Lights, ice floes, action: Antarctica glory unveiled
An extraordinary coup has been pulled off by one of Australia’s new breed of nature documentary makers.
An extraordinary coup has been pulled off by one of Australia’s new breed of nature documentary makers, with the launch of the world’s first 360-degree film of Antarctica this weekend in Perth.
It’s the stuff of dreams as wild as the Antarctic landscape itself. Briege Whitehead, a 26-year-old West Australian filmmaker, grew up in the wheatbelt town of Bruce Rock cherishing a desire to visit “the mysterious place at the bottom of the globe”.
She got permission from the Australian Antarctic Division to visit in February to shoot a virtual-reality film about Antarctica.
Then she approached Warner Brothers, Dolby sound experts and the BBC’s producer of David Attenborough films to ask whether they’d help make The Antarctic Experience, which has its world premiere at the WA Maritime Museum today.
“I knocked on the doors of the best in the business,” Whitehead says.
She admits the line “Hello, I’m Briege from Bruce Rock” might not have inspired confidence, but thought “the worst they could do is say no”.
They said yes, presumably reassured by Whitehead’s record as a producer of factual series like Predator Pets and 72 Cutest Animals for Netflix and National Geographic..
She also co-owns a Perth company, White Spark Pictures.
“When I heard about virtual-reality technology, I thought it would be perfect to give people an emotional reaction to Antarctica, to really appreciate it,” she says.
“You don’t want lots of people going down to Antarctica, so the next best way to influence people is to give them the experience of being there.”
As a novice in shooting virtual-reality films, she sought out as her co-director Phil Harper, a BAFTA-winning BBC director whose credits include directing Attenborough in an underwater submersible on the Great Barrier Reef. In February, Harper and Whitehead travelled to Antarctica for a gruelling two-week shoot, lugging 160kg of equipment. They used a six-lens virtual-reality camera to capture 360-degree, high-resolution images of walking among Adele penguins, skirting icebergs in a boat and tailing scientists in the field.
“We were able to bring audiences to places that even people living and working down there don’t get to see, like flying in a helicopter and landing on Sorsdal Glacier,” she says. “Everything is in view, including you as the filmmaker. There’s no hiding from it, you become part of it.”

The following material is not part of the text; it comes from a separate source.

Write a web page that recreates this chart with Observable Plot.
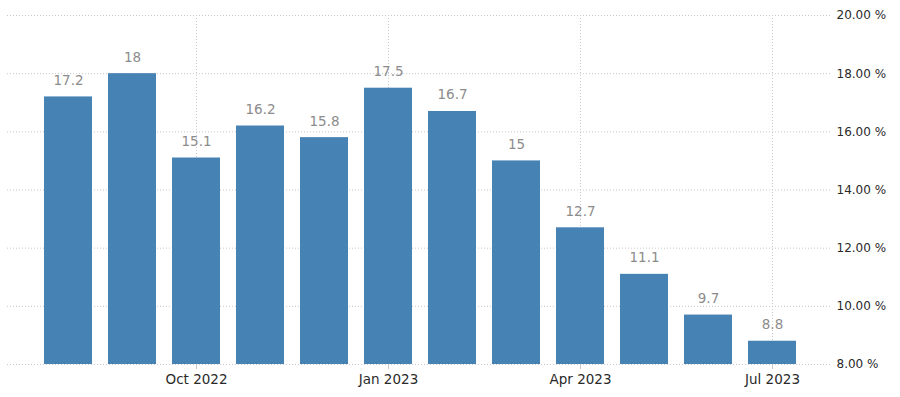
<!DOCTYPE html>
<html>
<head>
<meta charset="utf-8">
<script src="https://cdn.jsdelivr.net/npm/d3@7"></script>
<script src="https://cdn.jsdelivr.net/npm/@observablehq/plot@0.6"></script>
<style>
  html, body { margin: 0; padding: 0; background: white; }
</style>
</head>
<body>
<div id="chart"></div>
<script>
const months = ["Aug 2022","Sep 2022","Oct 2022","Nov 2022","Dec 2022","Jan 2023","Feb 2023","Mar 2023","Apr 2023","May 2023","Jun 2023","Jul 2023"];
const values = [17.2, 18, 15.1, 16.2, 15.8, 17.5, 16.7, 15, 12.7, 11.1, 9.7, 8.8];
const tickLabels = ["Oct 2022","Jan 2023","Apr 2023","Jul 2023"];
const yTicks = [8, 10, 12, 14, 16, 18, 20];

const data = months.map((m, i) => ({month: m, value: values[i]}));

const chart = Plot.plot({
  width: 900,
  height: 397,
  marginLeft: 7,
  marginRight: 70,
  marginTop: 15,
  marginBottom: 33,
  style: {fontFamily: "DejaVu Sans", fontSize: "12px", background: "white"},
  x: {type: "band", domain: months, range: [35, 805], paddingInner: 0.25, paddingOuter: 0.125},
  y: {domain: [8, 20]},
  marks: [
    Plot.ruleY(yTicks, {stroke: "#c8c8c8", strokeDasharray: "1,2"}),
    Plot.ruleX(tickLabels, {x: d => d, stroke: "#c8c8c8", strokeDasharray: "1,2"}),
    Plot.barY(data, {x: "month", y1: 8, y2: "value", fill: "#4682b4"}),
    Plot.text(data, {x: "month", y: "value", text: d => String(d.value), dy: -12, lineAnchor: "bottom", fill: "#8c8c8c", fontSize: 13.5}),
    Plot.axisX({ticks: tickLabels, tickSize: 5, tickPadding: 5, stroke: "#c8c8c8", fill: "#2a2a2a", fontSize: 13.5, label: null}),
    Plot.axisY({anchor: "right", ticks: yTicks, tickSize: 0, tickPadding: 6, tickFormat: d => d.toFixed(2) + " %", fill: "#2a2a2a", label: null})
  ]
});
document.getElementById("chart").appendChild(chart);
</script>
</body>
</html>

In one of several film firsts, the pair captured the spectacular Southern Lights over Davis Station in 360-degree vision. They were also given the first drone licence in Antarctica to capture dramatic footage from above the vast icescape.

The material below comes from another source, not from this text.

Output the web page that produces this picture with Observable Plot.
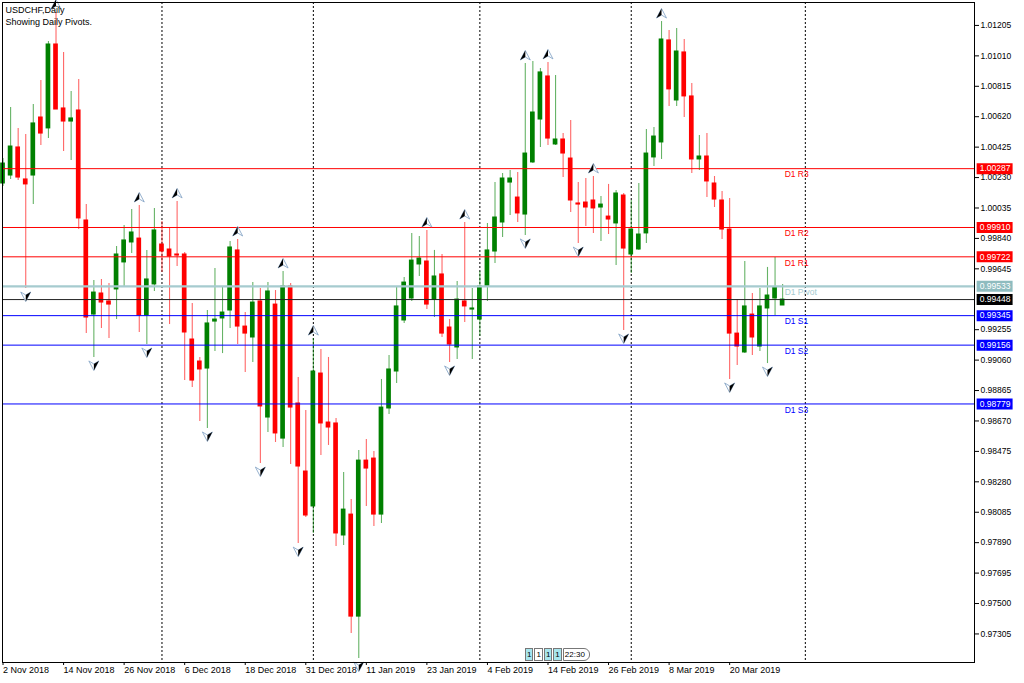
<!DOCTYPE html>
<html><head><meta charset="utf-8">
<script src="https://cdn.jsdelivr.net/npm/d3@7"></script>
<script src="https://cdn.jsdelivr.net/npm/@observablehq/plot@0.6"></script>
<style>
body{margin:0;background:#fff;font-family:"Liberation Sans",Arial,sans-serif}
#chart{position:relative;width:1024px;height:683px;overflow:hidden}
#tf{position:absolute;left:525px;top:648px;display:flex;gap:1px;font-size:8px;line-height:11px}
#tf span{display:inline-block;border:1px solid #777;height:11px;padding:0 1px;color:#000}
#tf .c{background:#a8e6ee}
#tf .t{background:#fff;border-radius:0 6px 6px 0;padding-right:4px}
</style>
</head><body><div id="chart"></div><script>
// ---- data (USDCHF daily, bar index 0 = 2 Nov 2018) ----
const open=[1.00192,1.00243,1.00423,1.00218,1.00243,1.00615,1.00545,1.01083,1.00673,1.00589,1.00660,0.99955,0.99352,0.99487,0.99436,0.99513,0.99686,0.99814,0.99839,0.99346,0.99545,0.99801,0.99769,0.99737,0.99737,0.99192,0.99051,0.99006,0.99307,0.99327,0.99378,0.99763,0.99275,0.99205,0.99436,0.98692,0.99416,0.98557,0.99532,0.98782,0.98346,0.98122,0.98974,0.98660,0.98654,0.97936,0.98070,0.97416,0.98416,0.98429,0.98070,0.98750,0.98987,0.99314,0.99455,0.99673,0.99692,0.99448,0.99609,0.99269,0.99141,0.99436,0.99384,0.99320,0.99532,0.99756,0.99942,1.00198,1.00102,0.99993,1.00327,1.00602,1.00878,1.00442,1.00474,1.00352,1.00064,1.00070,1.00083,1.00038,0.99980,0.99936,1.00115,0.99737,0.99769,0.99872,1.00359,1.00455,1.01109,1.00724,1.01032,1.00750,1.00346,1.00365,1.00192,1.00083,0.99897,0.99230,0.99109,0.99352,0.99147,0.99391,0.99455,0.99410];
const high=[1.00352,1.00679,1.00545,1.00506,1.00698,1.00852,1.01102,1.01288,1.01032,1.00782,1.00859,1.00057,0.99570,0.99577,0.99551,0.99788,0.99923,1.00025,1.00051,0.99763,1.00032,0.99948,0.99904,1.00077,0.99750,0.99423,0.99077,0.99378,0.99647,0.99532,0.99820,0.99833,0.99365,0.99557,0.99519,0.99557,0.99506,0.99628,0.99551,0.98948,0.98737,0.99198,0.99128,0.99077,0.98686,0.98340,0.98166,0.98481,0.98551,0.98474,0.98936,0.99089,0.99532,0.99589,0.99872,0.99852,0.99891,0.99763,0.99737,0.99320,0.99564,0.99942,0.99519,0.99628,0.99936,1.00198,1.00256,1.00275,1.00263,1.00961,1.00974,1.00929,1.00968,1.00884,1.00512,1.00596,1.00198,1.00224,1.00237,1.00109,1.00186,1.00147,1.00128,1.00083,1.00192,1.00538,1.00551,1.01230,1.01173,1.01186,1.01115,1.00833,1.00500,1.00512,1.00237,1.00141,1.00096,0.99448,0.99692,0.99487,0.99519,0.99654,0.99718,0.99545];
const low=[1.00173,1.00218,1.00211,0.99519,1.00057,1.00436,1.00480,1.00666,1.00397,1.00339,0.99897,0.99230,0.99077,0.99263,0.99198,0.99320,0.99532,0.99743,0.99237,0.99160,0.99500,0.99622,0.99288,0.99660,0.98929,0.98884,0.98666,0.98622,0.99115,0.99102,0.99263,0.99160,0.98981,0.99045,0.98397,0.98596,0.98532,0.98500,0.98391,0.97884,0.98051,0.97949,0.98448,0.98513,0.97865,0.97872,0.97308,0.97147,0.98122,0.97993,0.98013,0.98711,0.98910,0.99295,0.99436,0.99596,0.99384,0.99333,0.99205,0.99045,0.99064,0.99301,0.99064,0.99211,0.99436,0.99679,0.99846,0.99987,0.99942,0.99859,1.00320,1.00423,1.00436,1.00436,1.00230,1.00006,0.99807,0.99916,0.99872,0.99820,0.99865,0.99666,0.99250,0.99615,0.99763,0.99807,1.00301,1.00346,1.00686,1.00686,1.00615,1.00256,1.00275,1.00102,1.00038,0.99833,0.98936,0.99025,0.99102,0.99089,0.99115,0.99038,0.99346,0.99410];
const close=[1.00320,1.00429,1.00230,1.00186,1.00577,1.00512,1.01083,1.00666,1.00589,1.00609,0.99968,0.99333,0.99493,0.99429,0.99416,0.99737,0.99827,0.99878,0.99346,0.99577,0.99891,0.99756,0.99724,0.99730,0.99237,0.98929,0.99000,0.99295,0.99320,0.99365,0.99782,0.99275,0.99230,0.99429,0.98763,0.99500,0.98590,0.99532,0.98756,0.98378,0.98064,0.98987,0.98654,0.98628,0.97949,0.98102,0.97416,0.98416,0.98365,0.98070,0.98756,0.99000,0.99404,0.99557,0.99698,0.99711,0.99416,0.99596,0.99230,0.99160,0.99448,0.99404,0.99391,0.99532,0.99763,0.99974,1.00224,1.00224,1.00000,1.00384,1.00647,1.00904,1.00480,1.00474,1.00384,1.00083,1.00057,1.00038,1.00032,1.00057,0.99961,1.00128,0.99775,0.99897,0.99865,1.00384,1.00493,1.01115,1.00795,1.01038,1.00750,1.00346,1.00365,1.00205,1.00089,0.99897,0.99230,0.99147,0.99404,0.99205,0.99404,0.99474,0.99525,0.99448];
const dateLabels=["2 Nov 2018","14 Nov 2018","26 Nov 2018","6 Dec 2018","18 Dec 2018","31 Dec 2018","11 Jan 2019","23 Jan 2019","4 Feb 2019","14 Feb 2019","26 Feb 2019","8 Mar 2019","20 Mar 2019"];
const dateTickIndex=[0,8,16,24,32,40,48,56,64,72,80,88,96];
const priceTicks=[1.01205,1.01010,1.00815,1.00620,1.00425,1.00230,1.00035,0.99840,0.99645,0.99255,0.99060,0.98865,0.98670,0.98475,0.98280,0.98085,0.97890,0.97695,0.97500,0.97305];
const separatorIndex=[21,41,63,83,106];
const pivotNames=["D1 R3","D1 R2","D1 R1","D1 Pivot","D1 S1","D1 S2","D1 S3"];
const pivotValues=[1.00287,0.99910,0.99722,0.99533,0.99345,0.99156,0.98779];
const pivotColors=["#ff0000","#ff0000","#ff0000","#a6cbcf","#0000ff","#0000ff","#0000ff"];
const pivotTagColors=["#ff0000","#ff0000","#ff0000","#8ebcbf","#0000ff","#0000ff","#0000ff"];
const currentPrice=0.99448;
const fractalUpIndex=[7,18,23,31,37,41,56,61,69,72,78,87];
const fractalDownIndex=[3,12,19,27,34,39,47,59,69,76,82,96,101];

// ---- build ----
const GREEN="#008000", RED="#ff0000";
const candles=open.map((o,i)=>({i,open:o,high:high[i],low:low[i],close:close[i],col:close[i]>=o?GREEN:RED}));
const pivots=pivotNames.map((n,k)=>({name:n,value:pivotValues[k],color:pivotColors[k],tag:pivotTagColors[k]}));
const tags=[...pivots.map(p=>({value:p.value,bg:p.tag})),{value:currentPrice,bg:"#000000"}];
const xDomain=[-0.07,128.35];
const tagX1=xDomain[1]+0.35, tagX2=tagX1+4.75;
const fmt=d3.format(".5f");

const upHalfL={draw(c){c.moveTo(0,-5);c.lineTo(0,1.5);c.lineTo(-5,4.5);c.closePath();}};
const upFull={draw(c){c.moveTo(0,-5);c.lineTo(5,4.5);c.lineTo(0,1.5);c.lineTo(-5,4.5);c.closePath();}};
const dnHalfR={draw(c){c.moveTo(0,5);c.lineTo(0,-1.5);c.lineTo(5,-4.5);c.closePath();}};
const dnFull={draw(c){c.moveTo(0,5);c.lineTo(5,-4.5);c.lineTo(0,-1.5);c.lineTo(-5,-4.5);c.closePath();}};
const ups=fractalUpIndex.map(i=>candles[i]);
const dns=fractalDownIndex.map(i=>candles[i]);

const chart=Plot.plot({
  width:1024,height:683,
  marginLeft:2,marginRight:50,marginTop:2,marginBottom:21,
  style:{background:"#fff",fontFamily:"'Liberation Sans',Arial,sans-serif",fontSize:"9px",overflow:"visible"},
  x:{domain:xDomain},
  y:{domain:[0.97122,1.01352]},
  color:{type:"identity"},
  marks:[
    Plot.ruleX(separatorIndex,{stroke:"#000",strokeDasharray:"2,2",strokeWidth:1}),
    Plot.ruleX(candles,{x:"i",y1:"low",y2:"high",stroke:"col",strokeOpacity:0.6,strokeWidth:1.1}),
    Plot.rect(candles,{x1:d=>d.i-0.31,x2:d=>d.i+0.31,y1:"open",y2:"close",fill:"col",insetTop:-0.5,insetBottom:-0.5}),
    Plot.ruleY(pivots.filter(p=>p.name!=="D1 Pivot"),{y:"value",stroke:"color",strokeWidth:1}),
    Plot.ruleY(pivots.filter(p=>p.name==="D1 Pivot"),{y:"value",stroke:"color",strokeWidth:2.2}),
    Plot.ruleY([currentPrice],{stroke:"#222",strokeWidth:1}),
    Plot.text(pivots,{x:candles.length-1,y:"value",text:"name",fill:"color",textAnchor:"start",dx:2,dy:6,fontSize:8.5}),
    Plot.dot(ups,{x:"i",y:"high",dy:-8,symbol:upFull,r:4,fill:"#fff",stroke:"#8aa8c8",strokeWidth:0.9}),
    Plot.dot(ups,{x:"i",y:"high",dy:-8,symbol:upHalfL,r:4,fill:"#000"}),
    Plot.dot(dns,{x:"i",y:"low",dy:8,symbol:dnFull,r:4,fill:"#fff",stroke:"#8aa8c8",strokeWidth:0.9}),
    Plot.dot(dns,{x:"i",y:"low",dy:8,symbol:dnHalfR,r:4,fill:"#000"}),
    Plot.frame({stroke:"#000"}),
    Plot.axisY({ticks:priceTicks,anchor:"right",tickSize:4,tickPadding:2,tickFormat:fmt,fontSize:8.5,label:null,stroke:"#000"}),
    Plot.axisX({ticks:dateTickIndex,tickFormat:d=>dateLabels[dateTickIndex.indexOf(d)],tickSize:3,tickPadding:1,textAnchor:"start",dx:0,fontSize:9,label:null}),
    Plot.ruleY(tags,{y:"value",x1:tagX1,x2:tagX2,stroke:"bg",strokeWidth:11}),
    Plot.text(tags,{x:(tagX1+tagX2)/2,y:"value",text:d=>fmt(d.value),fill:"#fff",fontSize:8.5}),
    Plot.text(["USDCHF,Daily\nShowing Daily Pivots."],{frameAnchor:"top-left",dx:3,dy:2,lineAnchor:"top",lineHeight:1.3,fontSize:9,fill:"#000"})
  ]
});
const root=document.getElementById("chart");
root.appendChild(chart);
const tf=document.createElement("div");
tf.id="tf";
tf.innerHTML='<span class="c">1</span><span>1</span><span class="c">1</span><span class="c">1</span><span class="t">22:30</span>';
root.appendChild(tf);
</script></body></html>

“The people who worked on the project are a bit of a story in itself,” says Whitehead.
“I approached DNEG from London, the best visual-effects company in the world that’s won Oscars for the Marvel films and Harry Potter films. Somehow they came on board for free to restitch everything together to create the 3-D effect.”
Post-sound design was done in Los Angeles at Warner Brothers, whose sound designer David Raines approached her and asked to be involved. “David also engaged a Dolby atmospheric consultant for the entire project, someone who ‘locates’ the actual sounds so if there’s the pitter-patter of a penguin walking past you, the sound is there right next to you until it passes.”

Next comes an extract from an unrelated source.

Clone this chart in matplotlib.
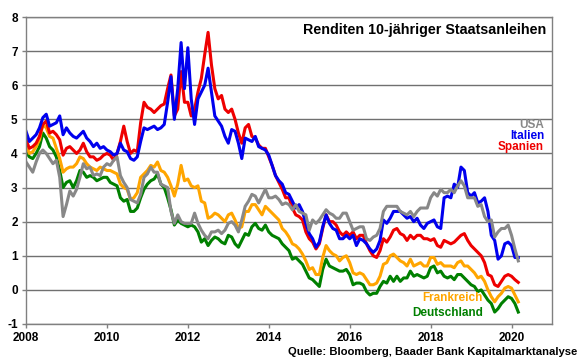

Actor David Wenham agreed to voice the film’s opening and closing passages.
Robb Clifton, the Antarctic Division’s operations manager, says the film “will be a real game-changer for conveying our message”. It has also won plaudits for the Western Australian Museum, which has partnered with Whitehead — and supplied dozens of viewing headsets — to take it on tour to the National Museum in Canberra and major museums around the world.